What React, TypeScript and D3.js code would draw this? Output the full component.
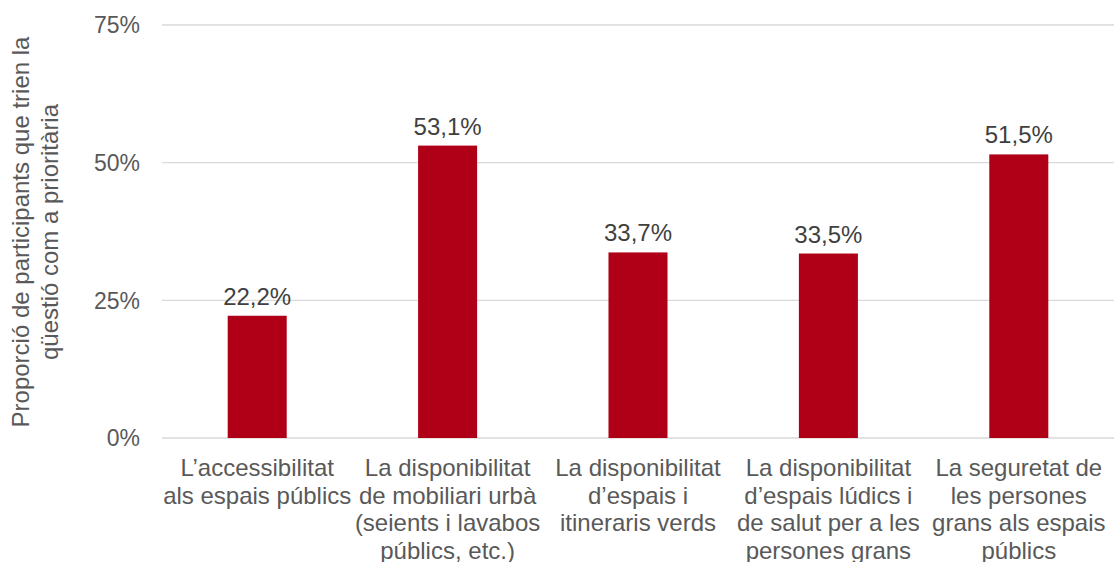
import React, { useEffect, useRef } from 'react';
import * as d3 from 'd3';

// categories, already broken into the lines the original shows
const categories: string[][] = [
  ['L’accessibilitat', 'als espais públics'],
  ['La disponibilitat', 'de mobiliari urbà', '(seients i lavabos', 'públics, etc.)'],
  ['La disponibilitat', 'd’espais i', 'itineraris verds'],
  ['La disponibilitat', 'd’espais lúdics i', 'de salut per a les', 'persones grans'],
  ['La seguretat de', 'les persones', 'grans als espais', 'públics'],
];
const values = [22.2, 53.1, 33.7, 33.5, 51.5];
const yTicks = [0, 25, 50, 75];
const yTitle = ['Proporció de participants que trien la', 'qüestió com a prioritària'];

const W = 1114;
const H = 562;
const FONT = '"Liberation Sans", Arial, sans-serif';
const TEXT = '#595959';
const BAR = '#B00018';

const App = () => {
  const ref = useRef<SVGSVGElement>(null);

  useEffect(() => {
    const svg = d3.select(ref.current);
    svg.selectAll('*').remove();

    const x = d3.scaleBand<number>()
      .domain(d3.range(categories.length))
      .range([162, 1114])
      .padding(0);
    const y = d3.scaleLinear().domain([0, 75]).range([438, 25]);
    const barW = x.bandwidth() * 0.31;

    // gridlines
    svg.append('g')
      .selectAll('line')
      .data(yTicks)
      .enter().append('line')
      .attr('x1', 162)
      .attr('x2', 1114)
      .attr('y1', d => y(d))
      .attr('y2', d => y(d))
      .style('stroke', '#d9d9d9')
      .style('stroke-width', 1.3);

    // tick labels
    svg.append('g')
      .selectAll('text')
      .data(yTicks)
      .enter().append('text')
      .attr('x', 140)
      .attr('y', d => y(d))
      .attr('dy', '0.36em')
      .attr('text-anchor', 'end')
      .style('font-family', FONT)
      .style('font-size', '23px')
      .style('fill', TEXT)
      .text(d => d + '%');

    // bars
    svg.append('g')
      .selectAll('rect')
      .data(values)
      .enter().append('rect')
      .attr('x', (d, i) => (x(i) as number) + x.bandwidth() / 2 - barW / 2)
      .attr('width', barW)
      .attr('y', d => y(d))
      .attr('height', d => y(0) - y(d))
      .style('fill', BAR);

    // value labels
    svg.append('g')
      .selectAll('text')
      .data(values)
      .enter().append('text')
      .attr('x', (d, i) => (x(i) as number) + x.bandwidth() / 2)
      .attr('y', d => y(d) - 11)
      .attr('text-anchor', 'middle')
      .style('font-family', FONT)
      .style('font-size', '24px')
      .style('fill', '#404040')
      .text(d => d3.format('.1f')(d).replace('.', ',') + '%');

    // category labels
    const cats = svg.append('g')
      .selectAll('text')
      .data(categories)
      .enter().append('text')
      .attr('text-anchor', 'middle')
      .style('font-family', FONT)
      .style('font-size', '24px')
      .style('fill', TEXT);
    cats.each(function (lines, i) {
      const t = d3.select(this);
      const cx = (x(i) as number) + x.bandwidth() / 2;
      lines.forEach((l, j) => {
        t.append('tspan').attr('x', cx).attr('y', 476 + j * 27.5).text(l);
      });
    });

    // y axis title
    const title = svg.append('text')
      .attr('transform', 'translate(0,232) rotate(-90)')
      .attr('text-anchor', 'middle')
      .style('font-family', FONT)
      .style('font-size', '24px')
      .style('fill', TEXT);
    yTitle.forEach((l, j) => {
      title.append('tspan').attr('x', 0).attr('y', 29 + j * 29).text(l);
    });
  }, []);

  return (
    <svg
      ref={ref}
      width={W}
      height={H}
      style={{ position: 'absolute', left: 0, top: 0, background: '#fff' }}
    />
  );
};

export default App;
====
> What to work on: Omit the pictures and give the material again, exactly and in full.

> Correct response:
What React, TypeScript and D3.js code would draw this? Output the full component.
import React, { useEffect, useRef } from 'react';
import * as d3 from 'd3';

// categories, already broken into the lines the original shows
const categories: string[][] = [
  ['L’accessibilitat', 'als espais públics'],
  ['La disponibilitat', 'de mobiliari urbà', '(seients i lavabos', 'públics, etc.)'],
  ['La disponibilitat', 'd’espais i', 'itineraris verds'],
  ['La disponibilitat', 'd’espais lúdics i', 'de salut per a les', 'persones grans'],
  ['La seguretat de', 'les persones', 'grans als espais', 'públics'],
];
const values = [22.2, 53.1, 33.7, 33.5, 51.5];
const yTicks = [0, 25, 50, 75];
const yTitle = ['Proporció de participants que trien la', 'qüestió com a prioritària'];

const W = 1114;
const H = 562;
const FONT = '"Liberation Sans", Arial, sans-serif';
const TEXT = '#595959';
const BAR = '#B00018';

const App = () => {
  const ref = useRef<SVGSVGElement>(null);

  useEffect(() => {
    const svg = d3.select(ref.current);
    svg.selectAll('*').remove();

    const x = d3.scaleBand<number>()
      .domain(d3.range(categories.length))
      .range([162, 1114])
      .padding(0);
    const y = d3.scaleLinear().domain([0, 75]).range([438, 25]);
    const barW = x.bandwidth() * 0.31;

    // gridlines
    svg.append('g')
      .selectAll('line')
      .data(yTicks)
      .enter().append('line')
      .attr('x1', 162)
      .attr('x2', 1114)
      .attr('y1', d => y(d))
      .attr('y2', d => y(d))
      .style('stroke', '#d9d9d9')
      .style('stroke-width', 1.3);

    // tick labels
    svg.append('g')
      .selectAll('text')
      .data(yTicks)
      .enter().append('text')
      .attr('x', 140)
      .attr('y', d => y(d))
      .attr('dy', '0.36em')
      .attr('text-anchor', 'end')
      .style('font-family', FONT)
      .style('font-size', '23px')
      .style('fill', TEXT)
      .text(d => d + '%');

    // bars
    svg.append('g')
      .selectAll('rect')
      .data(values)
      .enter().append('rect')
      .attr('x', (d, i) => (x(i) as number) + x.bandwidth() / 2 - barW / 2)
      .attr('width', barW)
      .attr('y', d => y(d))
      .attr('height', d => y(0) - y(d))
      .style('fill', BAR);

    // value labels
    svg.append('g')
      .selectAll('text')
      .data(values)
      .enter().append('text')
      .attr('x', (d, i) => (x(i) as number) + x.bandwidth() / 2)
      .attr('y', d => y(d) - 11)
      .attr('text-anchor', 'middle')
      .style('font-family', FONT)
      .style('font-size', '24px')
      .style('fill', '#404040')
      .text(d => d3.format('.1f')(d).replace('.', ',') + '%');

    // category labels
    const cats = svg.append('g')
      .selectAll('text')
      .data(categories)
      .enter().append('text')
      .attr('text-anchor', 'middle')
      .style('font-family', FONT)
      .style('font-size', '24px')
      .style('fill', TEXT);
    cats.each(function (lines, i) {
      const t = d3.select(this);
      const cx = (x(i) as number) + x.bandwidth() / 2;
      lines.forEach((l, j) => {
        t.append('tspan').attr('x', cx).attr('y', 476 + j * 27.5).text(l);
      });
    });

    // y axis title
    const title = svg.append('text')
      .attr('transform', 'translate(0,232) rotate(-90)')
      .attr('text-anchor', 'middle')
      .style('font-family', FONT)
      .style('font-size', '24px')
      .style('fill', TEXT);
    yTitle.forEach((l, j) => {
      title.append('tspan').attr('x', 0).attr('y', 29 + j * 29).text(l);
    });
  }, []);

  return (
    <svg
      ref={ref}
      width={W}
      height={H}
      style={{ position: 'absolute', left: 0, top: 0, background: '#fff' }}
    />
  );
};

export default App;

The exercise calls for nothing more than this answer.